Preparing to Buy a CPA Practice

There are a number of steps to consider before buying a CPA or Accounting Practice. It is very hard to purchase a CPA or Accounting practice in a metro area. Some things to consider: demand is strong, there are always multiple buyers, and usually, there are multiple offers on these practices.

So, how do you differentiate yourself? Here are six steps that will substantially improve your success chances.

Table of Contents

Be prepared to submit a bio

Be prepared to submit a bio and have one representing you as you want to be seen. If you have tax experience, make sure that the bio clearly describes this experience and any other experience that will help convince the seller that you have the right skills. Most sellers and good intermediaries will require this before you meet with any potential seller.

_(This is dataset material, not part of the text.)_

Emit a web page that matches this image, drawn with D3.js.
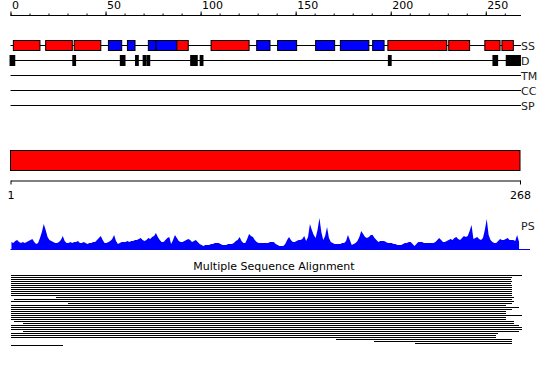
<!DOCTYPE html>
<html><head><meta charset="utf-8">
<script src="https://cdn.jsdelivr.net/npm/d3@7"></script>
<style>body{margin:0;background:#fff}svg{display:block;font-family:"DejaVu Sans",sans-serif}</style>
</head><body><svg id="c" width="550" height="367"></svg>
<script>
const seqLength = 268;
const majorTicks = [0,50,100,150,200,250];
const minorTicks = d3.range(0, 261, 10);
const ssSegments = [
  [2,15,"H"],[19,32,"H"],[34,47,"H"],[52,58,"E"],[62,65,"E"],[73,76,"E"],[77,88,"E"],[88,93,"H"],
  [106,125,"H"],[130,136,"E"],[141,150,"E"],[161,170,"E"],[174,188,"E"],[191,196,"E"],
  [199,229,"H"],[231,241,"H"],[250,257,"H"],[259,264,"H"]
];
const disorder = [[0,2],[33,34],[58,60],[66,67],[70,71],[72,73],[95,98],[100,101],[199,200],[254,256],[261,268]];
const trackLabels = ["SS","D","TM","CC","SP"];
const psScores = [
  8,7,9,10,8,7,8,7,8,9,
  10,11,8,6,7,12,18,26,20,13,
  10,9,8,7,7,8,10,14,9,7,
  7,8,7,8,8,9,7,7,8,7,
  6,7,7,8,8,10,12,14,10,7,
  7,8,9,11,15,9,6,7,8,8,
  8,9,8,9,9,10,10,11,12,10,
  9,10,12,11,13,14,17,13,10,8,
  8,10,12,13,6,10,15,12,9,8,
  8,9,10,11,10,8,9,10,8,6,
  5,4,5,5,5,6,6,7,7,7,
  6,5,5,5,6,6,6,7,9,10,
  13,9,7,7,11,16,14,13,10,8,
  7,7,7,7,7,7,8,8,8,6,
  5,4,4,4,6,10,13,10,8,8,
  9,10,10,11,14,9,13,26,20,15,
  12,20,32,18,10,14,23,12,8,7,
  6,6,6,6,7,7,9,15,10,5,
  6,7,9,13,19,16,13,12,13,15,
  15,12,10,8,9,9,9,8,7,7,
  7,6,6,5,5,5,6,7,7,8,
  8,6,4,6,8,8,8,7,7,7,
  7,7,7,8,10,12,10,8,8,9,
  10,11,10,12,13,11,10,12,14,13,
  14,19,25,11,12,13,11,10,12,20,
  31,15,10,8,7,7,9,11,10,10,
  11,12,10,10,10,9,15,8
];
const msaStart = [0.5,0.5,0.5,0.5,0.5,0.5,0.5,0.5,0.5,0.5,0.5,23.7,1.6,0.5,30.5,0.5,0.5,0.5,0.5,0.5,0.5,0.5,0.5,1.6,6.8,0.5,0.5,0.5,6.8,0.5,0.5,0.5,171,191,213,0.5];
const msaEnd   = [268.9,263.7,263.2,263.7,263.2,263.7,263.7,263.7,263.7,263.7,263.7,264.7,263.7,264.7,263.7,260.5,267.3,263.7,260.5,260.5,268.9,260.5,260.5,264.7,264.7,267.3,268.9,268.9,267.3,256.3,255.3,255.3,263.7,263.7,263.7,27.4];

const svg = d3.select("#c");
const x = d3.scaleLinear().domain([0, seqLength]).range([10.5, 520]);

// top axis
const gTop = svg.append("g").attr("transform","translate(0,15.5)");
gTop.call(d3.axisTop(x).tickValues(minorTicks).tickSize(2).tickSizeOuter(0).tickFormat(""));
gTop.append("g").call(d3.axisTop(x).tickValues(majorTicks).tickSize(4).tickSizeOuter(0))
  .call(g => g.select(".domain").remove());
gTop.selectAll("text").attr("text-anchor","start").attr("dx","1").attr("y",-6.5).attr("dy",0)
  .attr("font-size",11).attr("font-family","DejaVu Sans").attr("fill","#000");
gTop.select(".domain").attr("d", `M${x(0)},0H${x(seqLength)+1}`);

// track lines
const trackY = {SS:45, D:60, TM:75, CC:90, SP:105};
trackLabels.forEach(k => {
  svg.append("line").attr("x1", x(0)).attr("x2", 521).attr("y1", trackY[k]+0.5).attr("y2", trackY[k]+0.5)
    .attr("stroke","#000").attr("stroke-width",1);
  svg.append("text").attr("x",521).attr("y",trackY[k]+4.5).attr("font-size",11).attr("fill","#222").text(k);
});

// SS boxes
svg.append("g").selectAll("rect").data(ssSegments).join("rect")
  .attr("x", d => x(d[0]-0.5)).attr("width", d => x(d[1]+0.5)-x(d[0]-0.5))
  .attr("y", 40.5).attr("height", 10)
  .attr("fill", d => d[2]==="H" ? "#ff0000" : "#0000ff")
  .attr("stroke","#000").attr("stroke-width",1);

// disorder boxes
svg.append("g").selectAll("rect").data(disorder).join("rect")
  .attr("x", d => x(d[0]-0.5)).attr("width", d => x(d[1]+0.5)-x(d[0]-0.5))
  .attr("y", 55).attr("height", 11).attr("fill","#000");

// red domain bar
svg.append("rect").attr("x", x(0)).attr("width", x(seqLength)-x(0)).attr("y",150.5).attr("height",20)
  .attr("fill","#ff0000").attr("stroke","#000").attr("stroke-width",1);

// bottom axis
const x2 = d3.scaleLinear().domain([1, seqLength]).range([10.5, 520]);
const gBot = svg.append("g").attr("transform","translate(0,180.5)");
gBot.call(d3.axisBottom(x2).tickValues([1, seqLength]).tickSize(4).tickSizeOuter(0).tickPadding(7));
gBot.selectAll("text").attr("font-size",11).attr("font-family","DejaVu Sans").attr("fill","#000");

// PS profile
const yPS = d3.scaleLinear().domain([0, 35]).range([250, 215]);
const area = d3.area().x((d,i) => x(i+0.5)).y0(250).y1(d => yPS(d));
svg.append("path").datum(psScores).attr("d", area).attr("fill","#0000ff");
svg.append("line").attr("x1", x(0)).attr("x2", 530).attr("y1",249.5).attr("y2",249.5).attr("stroke","#0000ff");
svg.append("text").attr("x",521).attr("y",230).attr("font-size",11).attr("fill","#222").text("PS");

// MSA
svg.append("text").attr("x",274).attr("y",270).attr("text-anchor","middle").attr("font-size",11).attr("fill","#000")
  .text("Multiple Sequence Alignment");
svg.append("g").selectAll("rect").data(msaStart).join("rect")
  .attr("x", d => x(d)).attr("width", (d,i) => x(msaEnd[i]) - x(d))
  .attr("y", (d,i) => 275 + 2*i).attr("height", 1).attr("fill","#000")
  .attr("shape-rendering","crispEdges");
</script></body></html>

Have your mode of financing already pre-determined

Have your mode of financing already pre-determined. There are banks that lend specifically to CPA’s (practice solutions group), and most banks will do an SBA loan for a practice. The seller usually supplies some financing as well. That being said, a buyer should have already had a conversation with a lender and know the way to proceed. This will show the seller that you are prepared and are taking this seriously.

Listen to the seller

Make sure to listen to the seller. Most buyers come in with their canned questions, but they forget to really listen to the answers. There are incredible clues, and some sellers will be bold enough to tell you exactly what they are looking for. If you listen, you can differentiate needs vs wants and the items that will be the most important to the seller.

Be prepared to write an LOI or purchase agreement

Be prepared to write an LOI or purchase agreement within a day of meeting with the seller if your investigation leads you to believe you want to proceed; there should be no question in the seller’s mind that you want to buy the firm. The speed with which you move will give you a distinct advantage. While others decide how to structure the offer, you already have an offer on the table.

Have both binding and non-binding components

If you are writing an LOI, the LOI should have both binding and non-binding components. The LOI should contain an exclusivity clause and a confidentiality clause, as well as a response time that is all binding. An open-ended LOI just gives the seller time to pull in other offers. The LOI should also provide the seller with something you think they may want but may not be expecting.

Outline your timeline

Be prepared to outline your timeline and give definitive dates where there will be a purchase agreement, loan application, loan approval, final contingency removal, and close. Showing the seller how you will move through the transaction will help them see the milestones and commit to the project plan.